Board of Regents member Jean Keffeler tendered her resignation Thursday, leaving many at the University shocked by the announcement.
Keffeler, whose resignation will take effect Dec. 1 or when a replacement is found, has endured many attacks because she is a central figure behind the board’s attempt to reform tenure. But Keffeler’s resignation letter holds few clues to the reasons behind her decision.
“Unfortunately, the values I hold as an individual and the beliefs I hold about responsible governance are inconsistent with the situation that has developed at the University,” Keffeler wrote, “a situation of which the current tenure crisis is symptomatic.”
Keffeler could not be reached for further comment.
Gov. Arne Carlson will appoint a temporary replacement until the Legislature elects someone to fill out Keffeler’s term on the 12-member board. Keffeler’s six-year term would have ended in 2001.
Brian Dietz, an official in the governor’s office, said it was “too premature to say right now when an appointment will be made.”
Dietz said Keffeler called Carlson’s office Thursday afternoon before submitting her resignation.
Keffeler issued a letter to her fellow regents last month requesting that they pull their tenure proposal off the table, calling the attempt to revise tenure “a sorry process.”
Of the seven regents reached for comment Thursday, all expressed surprise at the announcement. Many regents termed it a great loss for the University.
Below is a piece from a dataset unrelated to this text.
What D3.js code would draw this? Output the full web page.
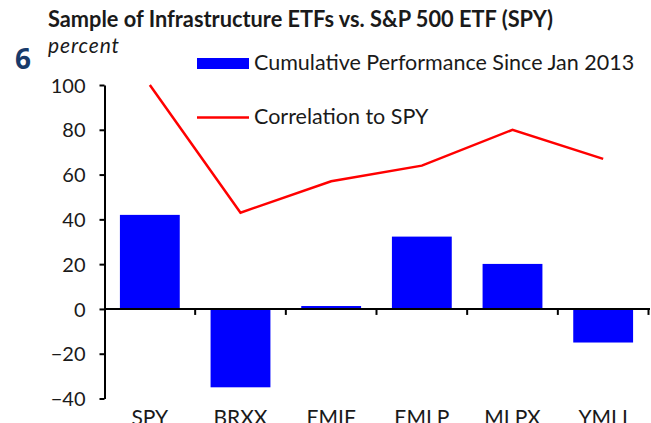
<!DOCTYPE html>
<html>
<head>
<meta charset="utf-8">
<script src="https://cdn.jsdelivr.net/npm/d3@7"></script>
<style>
  body { margin: 0; background: white; }
  #chart { width: 651px; height: 423px; overflow: hidden; }
  text { font-family: Lato, "Open Sans", sans-serif; fill: #1a1a1a; }
</style>
</head>
<body>
<div id="chart"></div>
<script>
/* Daten */
var categories = ["SPY", "BRXX", "EMIF", "EMLP", "MLPX", "YMLI"];
var performance = [42, -35, 1.3, 32.3, 20.1, -15];
var correlation = [100, 43, 57, 64, 80, 67];
var yTicks = [-40, -20, 0, 20, 40, 60, 80, 100];

var titleText = "Sample of Infrastructure ETFs vs. S&P 500 ETF (SPY)";
var barLabel = "Cumulative Performance Since Jan 2013";
var lineLabel = "Correlation to SPY";

/* SVG erstellen */
var svg = d3.select("#chart").append("svg").attr("width", 651).attr("height", 423);
svg.append("rect").attr("width", "100%").attr("height", "100%").attr("fill", "white");

/* Skalen */
var x = d3.scaleBand().domain(categories).range([104.5, 648.5]).paddingInner(0.34).paddingOuter(0.17);
var y = d3.scaleLinear().domain([-40, 100]).range([398.5, 85]);

/* Titel und Beschriftungen */
svg.append("text").attr("x", 48).attr("y", 27).attr("font-size", "22px").attr("font-weight", "bold")
  .attr("textLength", 505).attr("lengthAdjust", "spacingAndGlyphs").text(titleText);
svg.append("text").attr("x", 15).attr("y", 69).attr("font-size", "28px").attr("font-weight", "bold")
  .style("font-family", "'Open Sans', sans-serif").style("fill", "#173a6a").text("6");
svg.append("text").attr("x", 48).attr("y", 53).attr("font-size", "21px").attr("font-style", "italic")
  .attr("textLength", 71).text("percent");

/* Balken */
svg.append("g").selectAll("rect").data(performance).enter().append("rect")
  .attr("x", function(d, i) { return x(categories[i]); })
  .attr("width", x.bandwidth())
  .attr("y", function(d) { return y(Math.max(0, d)); })
  .attr("height", function(d) { return Math.abs(y(d) - y(0)); })
  .attr("fill", "#0000ff");

/* Linie */
var line = d3.line()
  .x(function(d, i) { return x(categories[i]) + x.bandwidth() / 2; })
  .y(function(d) { return y(d); });
svg.append("path").datum(correlation).attr("d", line).attr("fill", "none")
  .attr("stroke", "#ff0000").attr("stroke-width", 2.5);

/* Y-Achse */
var yAxis = svg.append("g").attr("transform", "translate(104.5,0)")
  .call(d3.axisLeft(y).tickValues(yTicks).tickSize(5).tickSizeOuter(0).tickPadding(14));
yAxis.select(".domain").attr("stroke", "#000").attr("stroke-width", 2);
yAxis.selectAll(".tick line").attr("stroke", "#000").attr("stroke-width", 2);
yAxis.selectAll(".tick text").attr("font-size", "20px").attr("font-family", null).attr("dy", "0.36em");

/* Nulllinie mit Kategorie-Ticks */
var boundaries = categories.map(function(c) { return x(c) - x.step() * x.paddingInner() / 2; });
boundaries.push(648.5);
svg.append("line").attr("x1", 104.5).attr("x2", 650).attr("y1", y(0)).attr("y2", y(0))
  .attr("stroke", "#000").attr("stroke-width", 2);
svg.append("g").selectAll("line").data(boundaries.slice(1)).enter().append("line")
  .attr("x1", function(d) { return d; }).attr("x2", function(d) { return d; })
  .attr("y1", y(0)).attr("y2", y(0) + 6)
  .attr("stroke", "#000").attr("stroke-width", 2);

/* Kategorien */
svg.append("g").selectAll("text").data(categories).enter().append("text")
  .attr("x", function(d) { return x(d) + x.bandwidth() / 2; })
  .attr("y", 425).attr("text-anchor", "middle").attr("font-size", "21px")
  .text(function(d) { return d; });

/* Legende */
svg.append("rect").attr("x", 197).attr("y", 58).attr("width", 52).attr("height", 11).attr("fill", "#0000ff");
svg.append("text").attr("x", 254).attr("y", 70).attr("font-size", "21.5px").text(barLabel);
svg.append("line").attr("x1", 197).attr("x2", 249).attr("y1", 117.5).attr("y2", 117.5)
  .attr("stroke", "#ff0000").attr("stroke-width", 2.5);
svg.append("text").attr("x", 254).attr("y", 124).attr("font-size", "21.5px").text(lineLabel);
</script>
</body>
</html>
Regent Jessica Phillips described Keffeler’s resignation as the loss of a friend for the University.
The resignation baffled Mario Bognanno, chief of staff to University President Nils Hasselmo. “I can’t imagine what the circumstances would be that would evoke a decision to resign from the board.”
Regents H. Bryan Neel and William Peterson were surprised by the announcement, but said they would never resign even under the pressures the regents now face.
“I wouldn’t think of resigning,” Neel said. “When I take a job, I finish it.”
Regent Hyon Kim said there could be any number of reasons for Keffeler’s resignation. “She’s a very private person and a very proud woman,” Kim said, adding Keffeler never hinted to her that a resignation was forthcoming.
State Rep. Phyllis Kahn, DFL-Minneapolis, said although Keffeler may have been unfairly demonized, the resignation epitomizes the poor state the University is in.
“I have privately told people that all of the regents should resign,” she said. “It’s the only way to dramatically show how bad they’ve botched things up.”
Staff reporters Michelle Kibiger and Joel Sawyer contributed to this report.